Why Staffs choose to leave their workplace and how to prevent it

It is very important to understand why staffs look else where for jobs because this will put the quality of service of the company down. Mostly lack of appreciation, lack of team work and the thinking that the managers don’t bother about their staffs are the major reasons which causes low job satisfaction. This most of the time result in the form of poor communication between staff to staff and manager to manager.

As career advancement and salaries are considered as important tools to keep staffs at bay, there is another area which managers most of the times forget to look at which is the appreciations. Surveys reveal that more than forty percent of people who leave their jobs do so because they don’t believe their companies value their contributions. (Shehan, 2004)

Those business owners can avoid high staffs leaving their company by addressing compensation and benefits, implementing training programs with clear paths for advancement and providing comprehensive employee relations programs. (Shehan, 2004)

Another method to control staffs from leaving is to give staff formal training programs that will provide staffs with clear paths for promotions.

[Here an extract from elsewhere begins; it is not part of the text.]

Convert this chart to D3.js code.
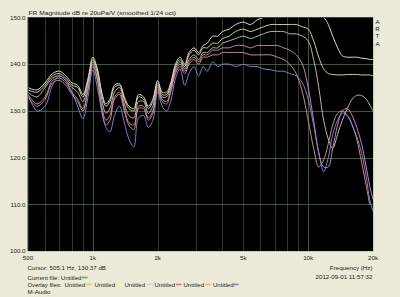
<!DOCTYPE html>
<html><head><meta charset="utf-8">
<script src="https://cdn.jsdelivr.net/npm/d3@7"></script>
<style>body{margin:0;background:#ece9d8;overflow:hidden}svg{display:block}</style>
</head><body>
<svg id="c" width="400" height="297"></svg>
<script>
const freqs = [500,550,600,650,700,750,800,850,900,950,1000,1050,1100,1150,1200,1260,1330,1400,1470,1550,1630,1720,1810,1900,2000,2100,2200,2300,2420,2540,2670,2800,2950,3100,3250,3400,3600,3800,4000,4300,4600,5000,5400,5800,6200,6700,7200,7700,8200,8800,9400,10000,10600,11200,11800,12400,13000,13700,14400,15200,16000,16800,17700,18600,19300,20000];

const curveWhite = [135,134.5,136,138,138.5,137.5,136,135.5,133.5,137,141.5,139,134,131.5,132.5,135.5,135.8,133,131,130.5,133.5,133,131,132.5,136.5,134,134,136,140,141.5,140,142.5,143.5,142.5,144,144.5,146,146,147,147.5,148.5,149,148.5,149.5,150,150.5,151,151,150.5,150.5,150.5,150.5,150.5,150.5,150,148.5,146,143.5,141.8,141.5,141.5,141.5,141.3,141.2,141,141];
const curveYellow = [134.5,134,135.5,137.5,138,137,135.5,135,133,136.5,141,138.5,133.5,131,132,135,135.5,132.5,130.5,130,133,132.5,130.5,132,136,133.5,133.5,135.5,139.5,141,139.5,142,143,142,143.5,143.5,144.5,144.5,145.5,146,147,147.5,147,147.5,148,148.5,148.5,148.5,148.5,148.5,148,147.5,145,141.5,139,138,137.8,137.7,137.7,137.8,137.8,137.8,137.7,137.7,137.7,137.5];
const curveGray = [134,133,135,137,137.5,136.5,135,134,132,136,140.5,138,132.5,129.5,130.5,134,135,131.5,129,128.5,132,132,129.5,131,135.5,133,133,135,139,140.5,139,141,142,141,142.5,142.5,143.5,143.5,144.5,145,145.5,146,145.5,146,146.5,147,147,147,146.5,146.5,146,145,141,135,128,124,122,125,128,130.5,132.5,133.3,133.3,132.5,131.3,130];
const curvePink = [133.5,131.5,133,136.5,137,136,134,132.5,130.5,135,140,137,131,128,129,133,134,130.5,127.5,127,131,131,128.5,130,135,132.5,132,134.5,138.5,140,138.5,140.5,141.5,140.5,142,142,143,143,143.5,143.5,144,144,143.5,144,144,144,144,143.5,143,142,140,135,128,121,118,118,122,127,130,130.5,129,126.5,123,118,114,111];
const curveSalmon = [133,131,132.5,136,136.5,135.5,133.5,132,130,134.5,139.5,136.5,130,127,128,132.5,133.5,130,127,126,130.5,130.5,128,129.5,134.5,132,131.5,134,138,139.5,138,140,141,140,141.5,141.5,142,142,142.5,142.5,142.5,142.5,142,142,142,142,141.5,141,140,138,134,128,122,118,119.5,123,127,129.5,130,129,127,124,119,114,110];
const curveBlue = [133.5,130,131,135.5,137.5,136.5,134,131,128.3,133,138.8,135,130,126.5,125.5,129,131,127.5,124,122.3,128.5,129,126.5,128,134,131,130,132,137,139,135.5,138,139.5,137.5,139.5,138.5,140.5,139.5,140,140,139.5,140,139.5,139.5,139,138.8,138.5,138.5,138,137.5,136,132.5,127,121,117,120,125,128,129.5,129,127,124.5,121,116,111,108.5];

const seriesColors = ["#f2f2d8","#e6e69a","#c8c8c0","#e08cc0","#e09a8a","#8a8af0"];
const seriesData = [curveWhite,curveYellow,curveGray,curvePink,curveSalmon,curveBlue];

const yTicks = [100,110,120,130,140,150];
const xTickVals = [500,1000,2000,5000,10000,20000];
const xTickLabels = ["500","1k","2k","5k","10k","20k"];
const gridFreqs = [600,700,800,900,1000,2000,3000,4000,5000,6000,7000,8000,9000,10000];

const legendColors = ["#e0d040","#f0f0a8","#d8d8d8","#e070a0","#f0b080","#8080f0"];

const svg = d3.select("#c");
const L=28, R=373, T=17.5, B=251;
const x = d3.scaleLog().domain([500,20000]).range([L,R]);
const y = d3.scaleLinear().domain([100,150]).range([B,T]);
const font = "'Liberation Sans', Arial, sans-serif";
const txt = "#222";
const fs = 6.2;

svg.append("rect").attr("width",400).attr("height",297).attr("fill","#ece9d8");
svg.append("rect").attr("x",L).attr("y",T).attr("width",R-L).attr("height",B-T).attr("fill","#000");

const g = svg.append("g");
g.selectAll("line.vg").data(gridFreqs).join("line")
  .attr("x1",d=>Math.round(x(d))+0.5).attr("x2",d=>Math.round(x(d))+0.5).attr("y1",T).attr("y2",B)
  .attr("stroke",d=>(d===1000||d===10000)?"#355e35":"#263d26").attr("stroke-width",1);
g.selectAll("line.hg").data(yTicks.slice(1,-1)).join("line")
  .attr("x1",L).attr("x2",R).attr("y1",d=>Math.round(y(d))+0.5).attr("y2",d=>Math.round(y(d))+0.5)
  .attr("stroke","#35603a").attr("stroke-width",1);

svg.append("clipPath").attr("id","clip").append("rect").attr("x",L).attr("y",T).attr("width",R-L).attr("height",B-T);
const line = d3.line().x((d,i)=>x(freqs[i])).y(d=>y(d)).curve(d3.curveCatmullRom.alpha(0.5));
svg.append("g").attr("clip-path","url(#clip)").selectAll("path").data(seriesData).join("path")
  .attr("d",d=>line(d)).attr("fill","none").attr("stroke",(d,i)=>seriesColors[i]).attr("stroke-width",0.9);

// frame
svg.append("line").attr("x1",L).attr("x2",R).attr("y1",T).attr("y2",T).attr("stroke","#404040");
svg.append("line").attr("x1",L).attr("x2",L).attr("y1",T).attr("y2",B).attr("stroke","#404040");
svg.append("line").attr("x1",L).attr("x2",R+0.5).attr("y1",B+0.5).attr("y2",B+0.5).attr("stroke","#a8dcc0");
svg.append("line").attr("x1",R+0.5).attr("x2",R+0.5).attr("y1",T).attr("y2",B+0.5).attr("stroke","#a8dcc0");

function t(xp,yp,s,anchor,len){
  const e = svg.append("text").attr("x",xp).attr("y",yp).attr("font-family",font).attr("font-size",fs)
    .attr("fill",txt).attr("text-anchor",anchor||"start").text(s);
  if(len) e.attr("textLength",len).attr("lengthAdjust","spacingAndGlyphs");
  return e;
}

svg.append("g").selectAll("text").data(yTicks).join("text")
  .attr("x",25.5).attr("y",d=>y(d)+2.2).attr("text-anchor","end")
  .attr("font-family",font).attr("font-size",fs).attr("fill",txt).text(d=>d.toFixed(1));
svg.append("g").selectAll("text").data(xTickVals).join("text")
  .attr("x",d=>x(d)).attr("y",260).attr("text-anchor","middle")
  .attr("font-family",font).attr("font-size",fs).attr("fill",txt).text((d,i)=>xTickLabels[i]);

t(28.5,15,"FR Magnitude dB re 20uPa/V (smoothed 1/24 oct)","start",147.5);
svg.append("g").selectAll("text").data(["A","R","T","A"]).join("text")
  .attr("x",377.5).attr("y",(d,i)=>23.5+i*7.4).attr("text-anchor","middle")
  .attr("font-family",font).attr("font-size",fs).attr("fill",txt).text(d=>d);

t(27.5,270,"Cursor: 505.1 Hz, 130.37 dB","start",78.5);
t(372.5,270,"Frequency (Hz)","end");
t(372.5,278.5,"2012-09-01  11:57:32","end");
t(27.5,279.5,"Current file: Untitled","start",54);
svg.append("line").attr("x1",82).attr("x2",87.5).attr("y1",277.5).attr("y2",277.5).attr("stroke","#40c040").attr("stroke-width",1.6);

t(27.5,286.5,"Overlay files:","start",34);
const ovX = [64.5,94.5,124.5,154.5,183.5,213];
const ovSw = [86,117,147,176,205,233];
svg.append("g").selectAll("text").data(ovX).join("text")
  .attr("x",d=>d).attr("y",286.5).attr("font-family",font).attr("font-size",fs).attr("fill",txt)
  .attr("textLength",20.5).attr("lengthAdjust","spacingAndGlyphs").text("Untitled");
svg.append("g").selectAll("line").data(ovSw).join("line")
  .attr("x1",d=>d).attr("x2",d=>d+5.5).attr("y1",284.5).attr("y2",284.5)
  .attr("stroke",(d,i)=>legendColors[i]).attr("stroke-width",1.6);

t(27.5,294,"M-Audio");
</script>
</body></html>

According to Shehan,2004 staffs are more likely to remain loyal to business who are committed to their staff development.

Hiring the right person from the start will reduce the staffs leaving the company, managers must have a clear idea of the types of people they want to hire for every position available in their company.

Difference between skilled and unskilled employees, how this hinder the quality of service.

Unskilled positions often have high turnover and staffs can generally be replaced without the organization or business incurring any loss of performance. The ease of replacing these staffs provide little incentives to employers to offer generous employment contracts, on the other hand these contracts may strongly favor the employer and lead to increase in turnover as staffs seek and eventually find, more favorable job.

However, high turnover rates of skilled professionals can pose as a risk to the organization due to the human capital (such as skills, training and knowledge) lost. Particularly, given the natural specialization of skilled professionals and these staffs are likely to be reemployed within the same industry by a competitor, most of the time loosing the quality of service provided and company secrets to their competitors Therefore, turnover of these individuals happen both replacement costs to the organization, as well as resulting in a competitive disadvantage to the business.

1.7. Data Collection

Data is collected using books, journals and internet database, mainly from journal searching engines like Google scholar.

(elaborate more!)

Recommendation and Conclusion

It is recommended that staff training is a very important tool in this labor intensive competitive market. This tool will help the managers to improve their staffs output and service quality, staff training and service quality is almost interrelated. The best choice for managers is to train their staffs on a regular basis so that they won’t loose the skills, also providing the staffs with a good environment to work with will improve their service quality. In conclusion it is a must for the management to provide training to there staffs in order to improve their skills which in return will provide a better service quality to there customers. Once a company provides a very good service to its customers there is a very high percentage that they will make royal customers.